La possibilité de voter dans son pays d’origine depuis un pays d’accueil ne coule pas de source pour les personnes migrantes et leurs descendants. Au début du XXème siècle, le vote à distance ne concernait que les personnes qui servaient l’intérêt national depuis l’étranger, comme les diplomates, les marins et les militaires. Il a fallu attendre les deux dernières décennies pour qu’un grand nombre d’Etats accordent le droit de vote à leur diaspora, à tel point que ces Etats sont aujourd’hui majoritaires. Les personnes migrantes jouent actuellement un rôle de plus en plus important dans les équilibres politiques de leurs pays d’origine.
Ces évolutions ont poussé Jean-Michel Lafleur, chercheur qualifié du FRS-FNRS et directeur-adjoint du CEDEM (1) de l’Université de Liège, à consacrer de 2004 à 2008 une thèse de doctorat au « transnationalisme politique ». Il l’a mise à jour pour publier cette année un ouvrage de référence sur le droit de vote à distance des diasporas (2). L’un des premiers chapitres explique les raisons qui poussent les Etats à accorder ce droit. « On constate une transformation dans les relations entre migrants et pays d’origine, notamment dans les cas de l’Afrique et de l’Amérique latine, où les envois de fonds en provenance des migrants ont explosé entre les années 90 et les années 2000, explique l’auteur.

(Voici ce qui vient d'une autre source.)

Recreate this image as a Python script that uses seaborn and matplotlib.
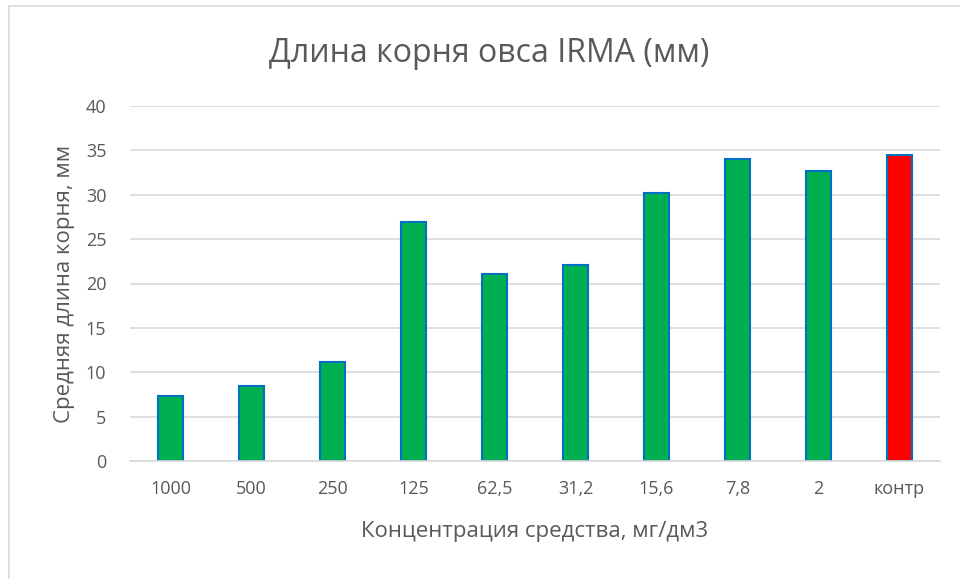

Beaucoup d’Etats d’origine se sont rendu compte que la migration est une ressource, un potentiel économique. Plusieurs politiques publiques sont ainsi développées pour renforcer les liens entre diasporas et pays d’origine. Le droit de vote à distance est l’une de ces politiques, tout comme la reconnaissance de la double nationalité ou les programmes qui aident aux investissements des migrants dans le pays d’origine ». Les transitions démocratiques en Europe de l’Est, dans de nombreux pays d’Afrique et d’Amérique latine expliquent aussi le développement du droit de vote à distance, tout comme les pressions des diasporas.

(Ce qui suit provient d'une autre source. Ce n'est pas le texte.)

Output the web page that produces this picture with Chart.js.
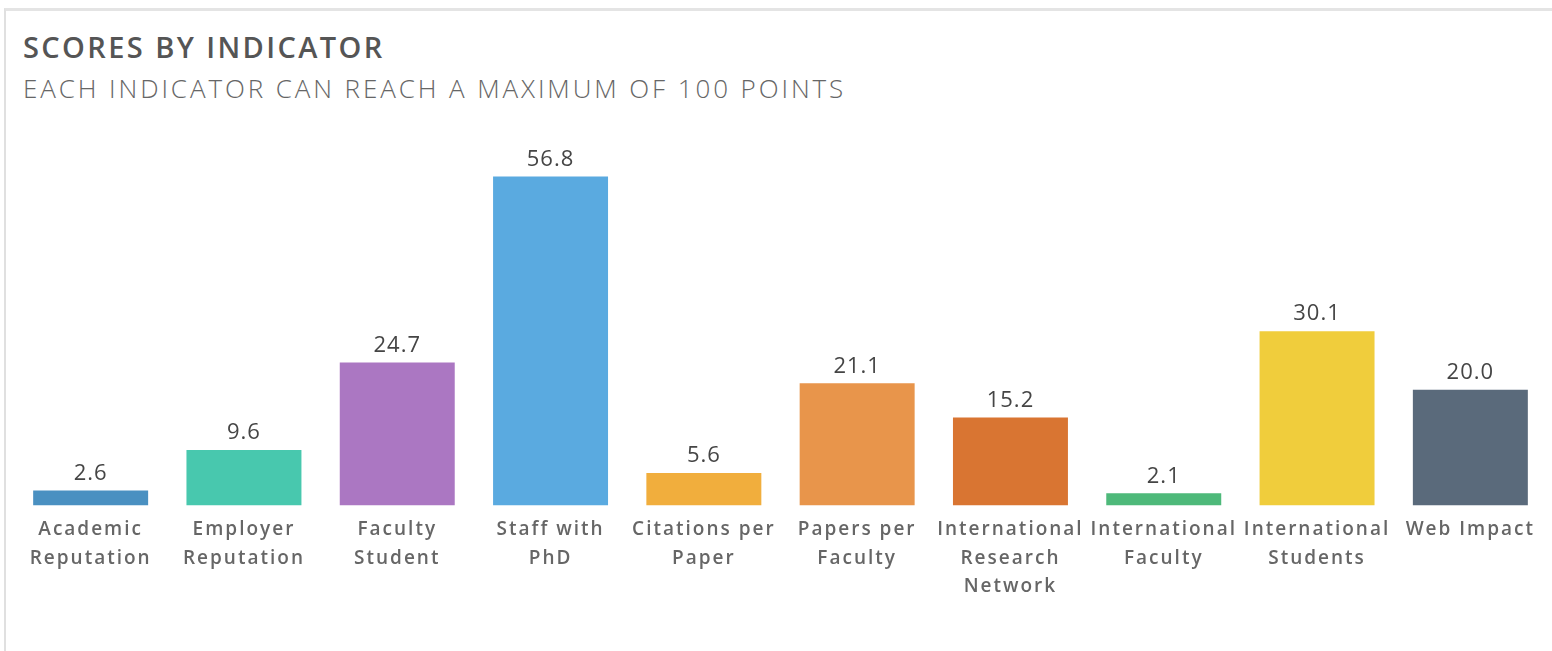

Le cas de l’Italie, qui n’a accordé le droit de vote à sa diaspora qu’en 2006 alors que des migrants italiens le réclamaient depuis les années 60, montre que cette revendication n’est pas qu’une formalité. Jean-Michel Lafleur : « Il faut un contexte parlementaire favorable à ce genre d’évolution, surtout dans des démocraties parlementaires de coalition : dès qu’on accorde le droit de vote à une nouvelle population, on ouvre la porte à un changement des équilibres électoraux. En Italie, au moment de donner le droit de vote à un potentiel de trois millions de personnes, les partis politiques ont tenté d’anticiper les tendances de leurs votes. Cette crainte d’un basculement des résultats électoraux a poussé l’Italie à créer une circonscription spéciale dans laquelle les Italiens de l’étranger ne peuvent élire que six sénateurs et douze députés. L’impact du vote de ces millions d’électeurs est donc limité ». Sans cette mesure, les résultats des élections dans certaines circonscriptions électorales italiennes auraient pu être fortement influencés par la diaspora qui en est originaire.

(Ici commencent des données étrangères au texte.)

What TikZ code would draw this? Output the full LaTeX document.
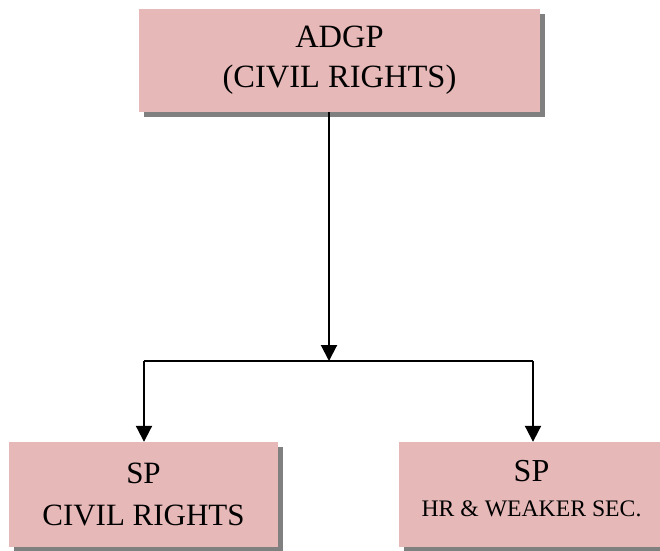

(1) Le CEDEM (Centre d’Etudes de l’Ethnicité et des Migrations) est un centre basé à l’Institut des Sciences Humaines et Sociales qui mène des recherches théoriques ou empiriques dans les domaines des migrations humaines, des relations ethniques et du racisme. Il s’intéresse notamment aux relations entre les processus migratoires et les inégalités de développement. Ses recherches sont menées dans une perspective pluridisciplinaire (science politique, sociologie, anthropologie, relations internationales, droit). (2) “Transational Politics and the State. The External Voting Rights of Diasporas”, Routledge, New York, 2013.